On Sep 28, 2:48 pm, Cagdas Ozgenc <cagdas.ozg...@gmail.com> wrote:
> > Let me try to explain one more time. My questions are usually too deep > down there for me to explain properly. > > First of all I am talking about 3 diferent things here: model > parameters, population parameters, sample statistics > > I have no objection to the fact that population mean can be calculated > by sample mean in an unbiased way. However you will find commonly in > text books and real life research that what's trying to be inferred is > not the population mean but the model mean (or generating process). > > For example take a look at the lecture notes of a stats class in > UCDavis that I just found on the internet (page 5): > > http://www.stat.ucdavis.edu/~jie/stat13.winter2010/lec20.pdf > > It is trying to show the difference between sampling with replacement > vs sampling without replacement. But that's not the issue here. > There's something else wrong about it. > > Starts with the following: > > "Suppose the heights of female students entering UC Davis in year 2005 > follows a normal distribution, with mean mu and standard deviation > sigma" > > First of all number of female students entering UC Davis in year 2005 > is finite. If this is really our population then there is no way it > can be normally distributed.

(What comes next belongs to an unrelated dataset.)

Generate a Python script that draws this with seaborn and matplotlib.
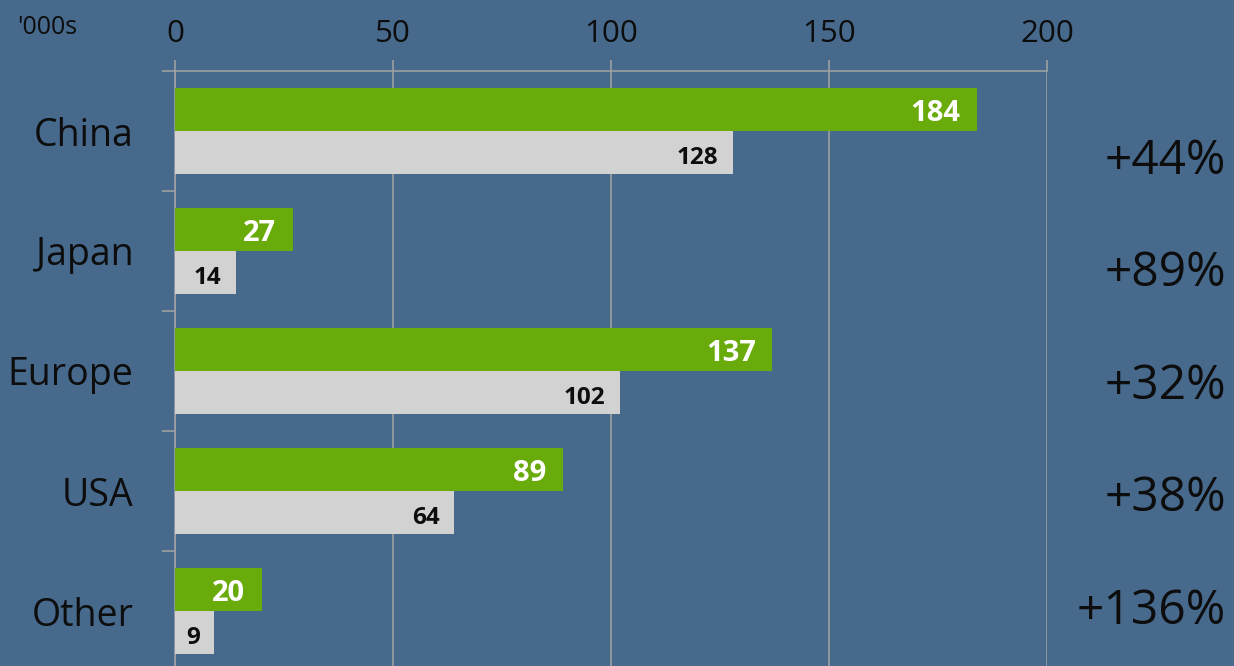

I agree. But nothing else is truly normal either, at least if you're working with real (rather than simulated) data. George Box summed it up pretty nicely as follows:
??the statistician knows?that in nature there never was a normal distribution, there never was a straight line, yet with normal and linear assumptions, known to be false, he can often derive results which match, to a useful approximation, those found in the real world.? (JASA, 1976, Vol. 71, 791-799)

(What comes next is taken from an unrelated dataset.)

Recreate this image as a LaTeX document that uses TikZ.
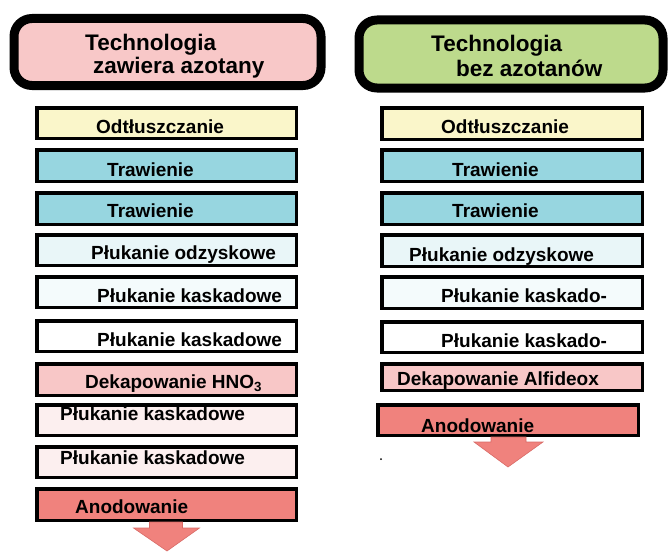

> Normal distribution is a model for > infinite populations.
This strikes me as too restrictive. I think the normal distribution can also serve as a fairly decent model for finite populations, provided they are large enough. According to the website given below, UC Davis had a little over 5,000 freshman students in 2005. If even half were female, the normal distribution described might not be too bad as a *model* for the height distribution of incoming female students.

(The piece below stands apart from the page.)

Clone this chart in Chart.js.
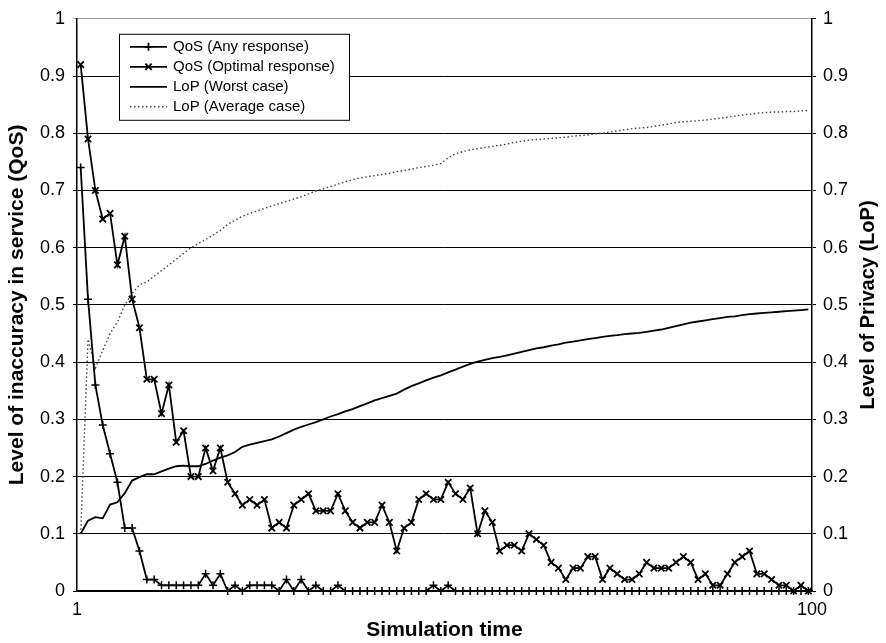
<!DOCTYPE html>
<html>
<head>
<meta charset="utf-8">
<script src="https://cdn.jsdelivr.net/npm/chart.js@4"></script>
<style>
  html, body { margin: 0; padding: 0; background: #fff; }
  #wrap { width: 886px; height: 643px; }
</style>
</head>
<body>
<div id="wrap"><canvas id="chartQos" width="886" height="643"></canvas></div>
<script>
// simulation time steps 1..100
const steps = Array.from({ length: 100 }, (_, i) => i + 1);
const xTickLabels = ['1', '100'];

const qosAny = [
    0.74, 0.51, 0.36, 0.29, 0.24, 0.19, 0.11, 0.11, 0.07, 0.02,
    0.02, 0.01, 0.01, 0.01, 0.01, 0.01, 0.01, 0.03, 0.01, 0.03,
    0.00, 0.01, 0.00, 0.01, 0.01, 0.01, 0.01, 0.00, 0.02, 0.00,
    0.02, 0.00, 0.01, 0.00, 0.00, 0.01, 0.00, 0.00, 0.00, 0.00,
    0.00, 0.00, 0.00, 0.00, 0.00, 0.00, 0.00, 0.00, 0.01, 0.00,
    0.01, 0.00, 0.00, 0.00, 0.00, 0.00, 0.00, 0.00, 0.00, 0.00,
    0.00, 0.00, 0.00, 0.00, 0.00, 0.00, 0.00, 0.00, 0.00, 0.00,
    0.00, 0.00, 0.00, 0.00, 0.00, 0.00, 0.00, 0.00, 0.00, 0.00,
    0.00, 0.00, 0.00, 0.00, 0.00, 0.00, 0.00, 0.00, 0.00, 0.00,
    0.00, 0.00, 0.00, 0.00, 0.00, 0.00, 0.00, 0.00, 0.00, 0.00
];

const qosOptimal = [
    0.92, 0.79, 0.70, 0.65, 0.66, 0.57, 0.62, 0.51, 0.46, 0.37,
    0.37, 0.31, 0.36, 0.26, 0.28, 0.20, 0.20, 0.25, 0.21, 0.25,
    0.19, 0.17, 0.15, 0.16, 0.15, 0.16, 0.11, 0.12, 0.11, 0.15,
    0.16, 0.17, 0.14, 0.14, 0.14, 0.17, 0.14, 0.12, 0.11, 0.12,
    0.12, 0.15, 0.12, 0.07, 0.11, 0.12, 0.16, 0.17, 0.16, 0.16,
    0.19, 0.17, 0.16, 0.18, 0.10, 0.14, 0.12, 0.07, 0.08, 0.08,
    0.07, 0.10, 0.09, 0.08, 0.05, 0.04, 0.02, 0.04, 0.04, 0.06,
    0.06, 0.02, 0.04, 0.03, 0.02, 0.02, 0.03, 0.05, 0.04, 0.04,
    0.04, 0.05, 0.06, 0.05, 0.02, 0.03, 0.01, 0.01, 0.03, 0.05,
    0.06, 0.07, 0.03, 0.03, 0.02, 0.01, 0.01, 0.00, 0.01, 0.00
];

const lopWorst = [
    0.100, 0.123, 0.129, 0.127, 0.151, 0.155, 0.171, 0.193, 0.199, 0.204,
    0.204, 0.209, 0.214, 0.218, 0.219, 0.218, 0.218, 0.222, 0.228, 0.233,
    0.237, 0.243, 0.252, 0.256, 0.259, 0.262, 0.265, 0.270, 0.276, 0.282,
    0.287, 0.291, 0.295, 0.300, 0.305, 0.309, 0.314, 0.318, 0.323, 0.328,
    0.333, 0.337, 0.341, 0.345, 0.352, 0.358, 0.363, 0.368, 0.373, 0.377,
    0.382, 0.387, 0.392, 0.397, 0.401, 0.404, 0.407, 0.409, 0.412, 0.415,
    0.418, 0.421, 0.424, 0.426, 0.429, 0.431, 0.434, 0.436, 0.438, 0.440,
    0.442, 0.444, 0.446, 0.447, 0.449, 0.450, 0.451, 0.453, 0.455, 0.457,
    0.460, 0.463, 0.466, 0.469, 0.471, 0.473, 0.475, 0.477, 0.479, 0.480,
    0.482, 0.484, 0.485, 0.486, 0.487, 0.488, 0.489, 0.490, 0.491, 0.492
];

const lopAverage = [
    0.100, 0.440, 0.390, 0.420, 0.450, 0.470, 0.500, 0.520, 0.535, 0.540,
    0.550, 0.560, 0.570, 0.580, 0.590, 0.600, 0.607, 0.614, 0.622, 0.630,
    0.641, 0.648, 0.655, 0.660, 0.664, 0.669, 0.673, 0.677, 0.681, 0.685,
    0.689, 0.694, 0.699, 0.703, 0.707, 0.711, 0.715, 0.719, 0.722, 0.724,
    0.726, 0.728, 0.730, 0.733, 0.735, 0.737, 0.740, 0.742, 0.744, 0.747,
    0.757, 0.764, 0.768, 0.771, 0.773, 0.775, 0.777, 0.779, 0.781, 0.784,
    0.786, 0.788, 0.789, 0.790, 0.791, 0.792, 0.793, 0.795, 0.796, 0.797,
    0.799, 0.800, 0.802, 0.804, 0.806, 0.808, 0.809, 0.810, 0.812, 0.814,
    0.816, 0.819, 0.820, 0.821, 0.822, 0.823, 0.825, 0.826, 0.828, 0.830,
    0.832, 0.833, 0.835, 0.836, 0.837, 0.837, 0.838, 0.838, 0.839, 0.840
];

const FONT = "'Liberation Sans', Arial, sans-serif";

const toPoints = (vals) => vals.map((v, i) => ({ x: steps[i], y: v }));

// legend drawn inside the plot, top left, like the original figure
const boxLegend = {
    id: 'boxLegend',
    afterDraw(chart) {
        const { ctx, chartArea } = chart;
        const x0 = chartArea.left + 42, y0 = chartArea.top + 15;
        const w = 230, h = 86, rowH = 20;
        ctx.save();
        ctx.fillStyle = '#fff';
        ctx.fillRect(x0, y0, w, h);
        ctx.strokeStyle = '#000';
        ctx.lineWidth = 1;
        ctx.strokeRect(x0 + 0.5, y0 + 0.5, w, h);
        ctx.font = '15px ' + FONT;
        ctx.textBaseline = 'middle';
        chart.data.datasets.forEach((ds, i) => {
            const y = y0 + 13 + i * rowH;
            ctx.beginPath();
            ctx.setLineDash(ds.borderDash || []);
            ctx.lineWidth = ds.borderWidth;
            ctx.strokeStyle = ds.borderColor;
            ctx.moveTo(x0 + 11, y);
            ctx.lineTo(x0 + 48, y);
            ctx.stroke();
            ctx.setLineDash([]);
            if (ds.pointRadius > 0) {
                Chart.helpers.drawPoint(ctx, {
                    pointStyle: ds.pointStyle,
                    radius: ds.pointRadius,
                    borderWidth: ds.pointBorderWidth
                }, x0 + 29.5, y);
            }
            ctx.fillStyle = '#000';
            ctx.fillText(ds.label, x0 + 54, y);
        });
        ctx.restore();
    }
};

// right axis title reads bottom-to-top in the original
const rightTitle = {
    id: 'rightTitle',
    afterDraw(chart) {
        const { ctx, chartArea } = chart;
        ctx.save();
        ctx.translate(chart.width - 18, (chartArea.top + chartArea.bottom) / 2);
        ctx.rotate(-Math.PI / 2);
        ctx.font = 'bold 20px ' + FONT;
        ctx.fillStyle = '#000';
        ctx.textAlign = 'center';
        ctx.textBaseline = 'middle';
        ctx.fillText('Level of Privacy (LoP)', 0, 0);
        ctx.restore();
    }
};

const canvas = document.getElementById('chartQos');
new Chart(canvas.getContext('2d'), {
    type: 'line',
    data: {
        datasets: [
            {
                label: 'QoS (Any response)',
                data: toPoints(qosAny),
                yAxisID: 'y',
                clip: false,
                borderColor: '#000',
                backgroundColor: '#000',
                borderWidth: 1.8,
                pointStyle: 'cross',
                pointRadius: 4,
                pointBorderWidth: 1.5,
                pointBorderColor: '#000',
                tension: 0,
                fill: false
            },
            {
                label: 'QoS (Optimal response)',
                data: toPoints(qosOptimal),
                yAxisID: 'y',
                clip: false,
                borderColor: '#000',
                backgroundColor: '#000',
                borderWidth: 1.8,
                pointStyle: 'crossRot',
                pointRadius: 4.5,
                pointBorderWidth: 1.8,
                pointBorderColor: '#000',
                tension: 0,
                fill: false
            },
            {
                label: 'LoP (Worst case)',
                data: toPoints(lopWorst),
                yAxisID: 'y2',
                borderColor: '#000',
                borderWidth: 1.8,
                pointRadius: 0,
                tension: 0,
                fill: false
            },
            {
                label: 'LoP (Average case)',
                data: toPoints(lopAverage),
                yAxisID: 'y2',
                borderColor: '#444',
                borderWidth: 1.4,
                borderDash: [1.5, 2.5],
                pointRadius: 0,
                tension: 0,
                fill: false
            }
        ]
    },
    options: {
        responsive: false,
        animation: false,
        layout: { padding: { top: 14 } },
        plugins: {
            legend: { display: false },
            tooltip: { enabled: false }
        },
        scales: {
            x: {
                type: 'linear',
                min: 0.5,
                max: 100.5,
                afterBuildTicks: (scale) => {
                    scale.ticks = [{ value: scale.min }, { value: scale.max }];
                },
                afterFit: (scale) => { scale.height = 52; },
                grid: { display: false, drawTicks: false },
                border: { display: true, color: '#000', width: 1.5 },
                ticks: {
                    autoSkip: false,
                    maxRotation: 0,
                    padding: 8,
                    color: '#000',
                    font: { family: FONT, size: 18 },
                    callback: (v, idx) => xTickLabels[idx]
                },
                title: {
                    display: true,
                    text: 'Simulation time',
                    color: '#000',
                    font: { family: FONT, size: 21, weight: 'bold' },
                    padding: { top: 0, bottom: 0 }
                }
            },
            y: {
                position: 'left',
                min: 0,
                max: 1,
                afterFit: (scale) => { scale.width = 77; },
                grid: {
                    color: (c) => (c.tick && c.tick.value === 1 ? '#999' : '#000'),
                    lineWidth: 1,
                    tickLength: 4
                },
                border: { display: true, color: '#000', width: 1.5 },
                ticks: {
                    stepSize: 0.1,
                    padding: 8,
                    color: '#000',
                    font: { family: FONT, size: 18 },
                    callback: (v) => String(+v.toFixed(1))
                },
                title: {
                    display: true,
                    text: 'Level of inaccuracy in service (QoS)',
                    color: '#000',
                    font: { family: FONT, size: 21, weight: 'bold' },
                    padding: { top: 5, bottom: 0 }
                }
            },
            y2: {
                position: 'right',
                min: 0,
                max: 1,
                afterFit: (scale) => { scale.width = 74; },
                grid: {
                    drawOnChartArea: false,
                    color: '#000',
                    tickLength: 4
                },
                border: { display: true, color: '#000', width: 1.5 },
                ticks: {
                    stepSize: 0.1,
                    padding: 7,
                    color: '#000',
                    font: { family: FONT, size: 18 },
                    callback: (v) => String(+v.toFixed(1))
                }
            }
        }
    },
    plugins: [boxLegend, rightTitle]
});
</script>
</body>
</html>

> This means that actually we are not looking at a > population but we are looking at a sampling from normal distribution. > > Now the rest of the problem: > > "A random sample of 100 students are taken" from the above so called > population. > > Now we are looking at a sample of a sample. This means that no matter > what you do, you will never find the mean of the normal distribution > (Mu) by repeated sampling. It doesn't matter whether you do it with > replacement or without replacement. > > You will end up calculating the mean of the population, which will be > slightly or significantly different from Mu depending on how many > students entered UC Davis in year 2005. This means that our samples of > 100 students will be an unbiased estimate of the population mean but a > biased estimate of Mu. > > This is the difference between sampling with replacement from a finite > population and sampling from an infinite population. It seems to me > that this is a chronical problem in stat texts. > > I understand that when you have 1000 elements in your population the > difference in the result will be miniscule. Or some could say that it > is just a model and a model is not 100% reflection of real life > (that's why it is called a model).
Or as Box said,
"All models are wrong. Some are useful."
> However, members of a finite > population can well be generated by a normal random variable, there is > nothing wrong with that. The problem arises when we start calling this > a population and start calculating mean, variance, and confidence > intervals. Here we were trying to capture the essence of the > generating stochastic process (mu, sigma), but we actually ended up > with something else. > > The put the final nail in the coffin, let's look at the last sentence > on that page of lecture notes: > > "Then X1,...,X100 are i.i.d. N(mu, sigma) random variables". This is > just NOT TRUE!
No, it's not. But I think the question is whether the approximation is close enough to be useful under the circumstances.